**What you will do**
From the first line of the data down to and including the line with "16.4, 14.5, 12.0]", copy everything exactly, leaving out pictures.

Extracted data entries
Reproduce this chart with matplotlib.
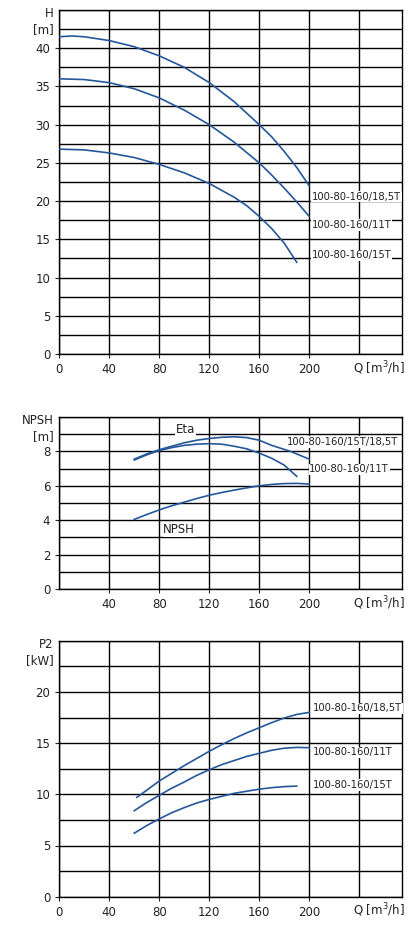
import numpy as np
import matplotlib.pyplot as plt

# --- data ---
q_h185 = [0, 10, 20, 40, 60, 80, 100, 120, 140, 160, 170, 180, 190, 200]
h_185 = [41.5, 41.6, 41.5, 41.0, 40.2, 39.0, 37.5, 35.5, 33.0, 30.0, 28.4, 26.5, 24.4, 22.0]
q_h11 = [0, 20, 40, 60, 80, 100, 120, 140, 160, 170, 180, 190, 200]
h_11 = [36.0, 35.9, 35.5, 34.7, 33.5, 31.9, 30.0, 27.7, 25.0, 23.4, 21.7, 19.9, 18.0]
q_h15 = [0, 20, 40, 60, 80, 100, 120, 140, 150, 160, 170, 180, 190]
h_15 = [26.8, 26.7, 26.3, 25.7, 24.8, 23.7, 22.3, 20.5, 19.4, 18.0, 16.4, 14.5, 12.0]

q_eta15 = [60, 70, 80, 90, 100, 110, 120, 130, 140, 150, 160, 170, 185, 200]
eta_15 = [7.55, 7.85, 8.1, 8.3, 8.5, 8.65, 8.75, 8.82, 8.85, 8.8, 8.65, 8.35, 8.0, 7.55]
q_eta11 = [60, 70, 80, 90, 100, 110, 120, 130, 140, 150, 160, 170, 180, 190]
eta_11 = [7.5, 7.8, 8.05, 8.22, 8.35, 8.42, 8.45, 8.42, 8.3, 8.15, 7.9, 7.6, 7.2, 6.55]
q_npsh = [60, 70, 80, 90, 100, 110, 120, 130, 140, 150, 160, 170, 180, 190, 200]
npsh = [4.05, 4.33, 4.6, 4.84, 5.05, 5.26, 5.45, 5.61, 5.75, 5.88, 6.0, 6.08, 6.13, 6.14, 6.1]

q_p185 = [62, 70, 80, 90, 100, 110, 120, 130, 140, 150, 160, 170, 180, 190, 200]
p_185 = [9.7, 10.4, 11.3, 12.05, 12.8, 13.5, 14.2, 14.85, 15.45, 16.0, 16.5, 17.0, 17.45, 17.8, 18.0]
q_p11 = [60, 70, 80, 90, 100, 110, 120, 130, 140, 150, 160, 170, 180, 190, 200]
p_11 = [8.4, 9.2, 9.9, 10.6, 11.2, 11.85, 12.4, 12.9, 13.3, 13.7, 14.0, 14.3, 14.5, 14.58, 14.55]
q_p15 = [60, 70, 80, 90, 100, 110, 120, 130, 140, 150, 160, 170, 180, 190]
p_15 = [6.2, 6.95, 7.6, 8.2, 8.7, 9.15, 9.5, 9.8, 10.1, 10.3, 10.5, 10.65, 10.75, 10.8]

labels = ["100-80-160/18,5T", "100-80-160/11T", "100-80-160/15T"]

LINE = "#24579a"
W, H = 419, 936
fig = plt.figure(figsize=(W / 100, H / 100), dpi=100)


def make_axes(top, bottom, ymax, ystep, yticks, xticks, ylab):
    ax = fig.add_axes([59.3 / W, 1 - bottom / H, 342.4 / W, (bottom - top) / H])
    ax.set_xlim(0, 274)
    ax.set_ylim(0, ymax)
    for x in range(0, 241, 40):
        ax.axvline(x, color="black", lw=1, zorder=1)
    for y in np.arange(0, ymax + 0.01, ystep):
        ax.axhline(y, color="black", lw=1, zorder=1)
    ax.set_xticks(xticks)
    ax.set_yticks(yticks)
    ax.tick_params(labelsize=8.5, length=3, colors="#222222")
    for s in ax.spines.values():
        s.set_linewidth(1)
    ax.annotate("Q [m$^3$/h]", xy=(256, 0), xycoords=("data", "axes fraction"),
                xytext=(0, -10), textcoords="offset points", fontsize=8.5,
                ha="center", va="center", color="#222222")
    ax.annotate(ylab, xy=(0, 1), xycoords="axes fraction", xytext=(-4, 2),
                textcoords="offset points", fontsize=8.5, ha="right", va="top",
                linespacing=1.3, color="#222222")
    return ax


def tag(ax, x, y, s):
    ax.text(x, y, s, fontsize=7.2, va="center", ha="left", color="#222222",
            bbox=dict(facecolor="white", edgecolor="none", pad=0.5), zorder=4)


# H panel
ax1 = make_axes(10, 354, 45, 2.5, range(0, 41, 5), range(0, 201, 40), "H\n[m]")
for q, h in [(q_h185, h_185), (q_h11, h_11), (q_h15, h_15)]:
    ax1.plot(q, h, color=LINE, lw=1.2, zorder=3)
tag(ax1, 202, 20.6, labels[0])
tag(ax1, 202, 16.9, labels[1])
tag(ax1, 202, 12.9, labels[2])

# NPSH / Eta panel
ax2 = make_axes(417, 589, 10, 1, range(0, 9, 2), range(40, 201, 40), "NPSH\n[m]")
for q, v in [(q_eta15, eta_15), (q_eta11, eta_11), (q_npsh, npsh)]:
    ax2.plot(q, v, color=LINE, lw=1.2, zorder=3)
ax2.text(101, 9.25, "Eta", fontsize=8.5, ha="center", va="center", color="#222222",
         bbox=dict(facecolor="white", edgecolor="none", pad=0.5), zorder=4)
ax2.text(96, 3.45, "NPSH", fontsize=8.5, ha="center", va="center", color="#222222",
         bbox=dict(facecolor="white", edgecolor="none", pad=0.5), zorder=4)
tag(ax2, 182, 8.55, "100-80-160/15T/18,5T")
tag(ax2, 200, 6.95, labels[1])

# P2 panel
ax3 = make_axes(640.7, 896.7, 25, 2.5, range(0, 21, 5), range(0, 201, 40), "P2\n[kW]")
for q, p in [(q_p185, p_185), (q_p11, p_11), (q_p15, p_15)]:
    ax3.plot(q, p, color=LINE, lw=1.2, zorder=3)
tag(ax3, 203, 18.4, labels[0])
tag(ax3, 203, 14.1, labels[1])
tag(ax3, 203, 10.9, labels[2])

fig.savefig("out.png", dpi=100)
plt.close(fig)
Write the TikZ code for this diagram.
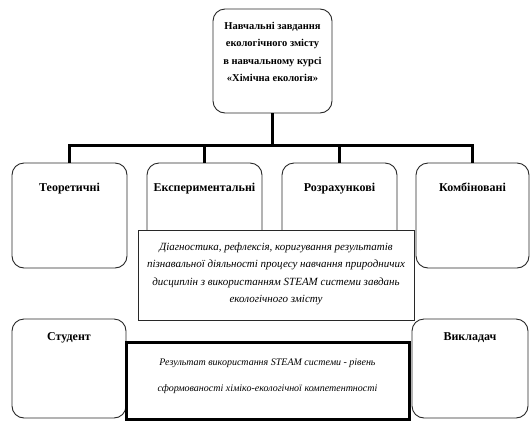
\documentclass[tikz,border=0pt]{standalone}
\usepackage{fontspec}
\setmainfont{Liberation Serif}
\usetikzlibrary{positioning, calc}
\definecolor{mydark}{RGB}{40,40,40}
\tikzset{
  taskbox/.style={rectangle, draw=mydark, fill=white, rounded corners=12pt,
    line width=0.9pt, minimum width=115pt, minimum height=105pt, inner sep=0pt},
  plainbox/.style={rectangle, draw=mydark, fill=white, line width=0.8pt, inner sep=0pt},
  thickbox/.style={rectangle, draw=black, fill=white, line width=3pt, inner sep=0pt},
  head/.style={font=\fontsize{12}{14}\selectfont\bfseries, inner sep=0pt, anchor=base},
  note/.style={align=center, inner sep=0pt},
  line/.style={line width=3pt, color=black}
}

\begin{document}
\begin{tikzpicture}[x=1pt, y=-1pt]
  \useasboundingbox (0,0) rectangle (530,421);

  % --- Top box ---
  \node[taskbox, minimum width=119pt, minimum height=104pt] (goal) at (272.5,61) {};
  \node[note, font=\fontsize{10.5}{17.5}\selectfont\bfseries] (goaltext) at (272.5,52)
    {Навчальні завдання\\ екологічного змісту\\ в навчальному курсі\\ «Хімічна екологія»};

  % --- Task types ---
  \node[taskbox] (teor) at (69.5,215.5) {};
  \node[taskbox] (eksp) at (204.5,215.5) {};
  \node[taskbox] (rozr) at (339.5,215.5) {};
  \node[taskbox, minimum width=113pt] (kombi) at (472.5,215.5) {};
  \node[head] (teortext) at (69.5,191) {Теоретичні};
  \node[head] (eksptext) at (204.5,191) {Експериментальні};
  \node[head] (rozrtext) at (339.5,191) {Розрахункові};
  \node[head] (kombitext) at (472.5,191) {Комбіновані};

  \coordinate (bar) at (0,145);
  \draw[line] (goal.south) -- (goal.south |- bar);
  \draw[line] (teor.north) |- (kombi.north |- bar) -- (kombi.north);
  \draw[line] (eksp.north) -- (eksp.north |- bar);
  \draw[line] (rozr.north) -- (rozr.north |- bar);

  % --- Diagnostics ---
  \node[plainbox, minimum width=276pt, minimum height=90pt] (diag) at (276,275) {};
  \node[note, font=\fontsize{11}{17.5}\selectfont\itshape] (diagtext) at (276,274)
    {Діагностика, рефлексія, коригування результатів\\
     пізнавальної діяльності процесу навчання природничих\\
     дисциплін з використанням STEAM системи завдань\\
     екологічного змісту};

  % --- Student / teacher ---
  \node[taskbox, minimum width=114pt, minimum height=99pt] (stud) at (69,368.5) {};
  \node[taskbox, minimum width=116pt, minimum height=99pt] (vykl) at (470,368.5) {};
  \node[head] (studtext) at (69,340) {Студент};
  \node[head] (vykltext) at (470,340) {Викладач};

  \node[thickbox, minimum width=283pt, minimum height=77pt] (result) at (267.5,380.5) {};
  \node[note, font=\fontsize{10}{26}\selectfont\itshape] (resulttext) at (267.5,376)
    {Результат використання STEAM системи - рівень\\
     сформованості хіміко-екологічної компетентності};
\end{tikzpicture}
\end{document}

**Response below**
Reproduce this chart with matplotlib.
import numpy as np
import matplotlib.pyplot as plt

# --- data ---
q_h185 = [0, 10, 20, 40, 60, 80, 100, 120, 140, 160, 170, 180, 190, 200]
h_185 = [41.5, 41.6, 41.5, 41.0, 40.2, 39.0, 37.5, 35.5, 33.0, 30.0, 28.4, 26.5, 24.4, 22.0]
q_h11 = [0, 20, 40, 60, 80, 100, 120, 140, 160, 170, 180, 190, 200]
h_11 = [36.0, 35.9, 35.5, 34.7, 33.5, 31.9, 30.0, 27.7, 25.0, 23.4, 21.7, 19.9, 18.0]
q_h15 = [0, 20, 40, 60, 80, 100, 120, 140, 150, 160, 170, 180, 190]
h_15 = [26.8, 26.7, 26.3, 25.7, 24.8, 23.7, 22.3, 20.5, 19.4, 18.0, 16.4, 14.5, 12.0]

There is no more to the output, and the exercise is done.